■ **What needs to be done**: From the entries that follow, extract each line holding the string "this".

■ **Available records**:

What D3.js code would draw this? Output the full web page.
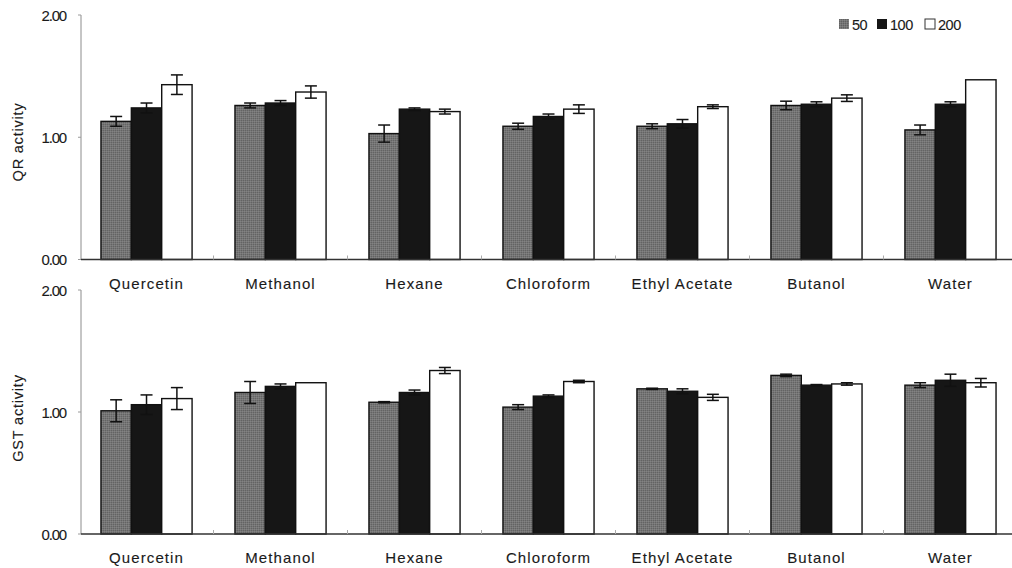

==

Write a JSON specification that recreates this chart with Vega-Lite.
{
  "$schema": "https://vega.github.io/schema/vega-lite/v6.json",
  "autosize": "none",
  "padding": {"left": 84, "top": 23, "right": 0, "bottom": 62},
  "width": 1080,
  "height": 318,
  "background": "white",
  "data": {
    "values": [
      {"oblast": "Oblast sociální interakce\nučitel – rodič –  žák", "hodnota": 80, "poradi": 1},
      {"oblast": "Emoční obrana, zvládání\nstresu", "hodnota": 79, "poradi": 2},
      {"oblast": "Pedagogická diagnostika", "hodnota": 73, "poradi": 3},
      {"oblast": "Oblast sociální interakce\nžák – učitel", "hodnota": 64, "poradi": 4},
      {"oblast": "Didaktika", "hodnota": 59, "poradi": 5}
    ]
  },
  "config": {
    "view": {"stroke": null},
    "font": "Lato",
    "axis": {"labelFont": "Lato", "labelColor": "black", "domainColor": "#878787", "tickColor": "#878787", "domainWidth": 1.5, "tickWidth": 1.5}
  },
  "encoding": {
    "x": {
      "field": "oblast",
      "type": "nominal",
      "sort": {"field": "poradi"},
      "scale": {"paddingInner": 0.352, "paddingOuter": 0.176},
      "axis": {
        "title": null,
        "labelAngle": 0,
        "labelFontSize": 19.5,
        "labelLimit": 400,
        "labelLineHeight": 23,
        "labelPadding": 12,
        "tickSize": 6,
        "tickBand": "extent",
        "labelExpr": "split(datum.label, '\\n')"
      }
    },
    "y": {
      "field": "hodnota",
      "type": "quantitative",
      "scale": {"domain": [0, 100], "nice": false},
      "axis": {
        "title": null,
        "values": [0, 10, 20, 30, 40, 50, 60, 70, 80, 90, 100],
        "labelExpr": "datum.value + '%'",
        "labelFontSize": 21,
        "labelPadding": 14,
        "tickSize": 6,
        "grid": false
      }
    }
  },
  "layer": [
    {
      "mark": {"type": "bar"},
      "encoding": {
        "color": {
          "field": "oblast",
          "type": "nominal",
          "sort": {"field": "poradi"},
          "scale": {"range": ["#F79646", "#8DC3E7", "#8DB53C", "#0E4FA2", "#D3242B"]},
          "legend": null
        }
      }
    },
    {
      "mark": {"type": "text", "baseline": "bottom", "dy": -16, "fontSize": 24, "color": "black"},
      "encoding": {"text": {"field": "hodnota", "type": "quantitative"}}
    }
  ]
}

■ **Written reply**:
What D3.js code would draw this? Output the full web page.
Write a JSON specification that recreates this chart with Vega-Lite.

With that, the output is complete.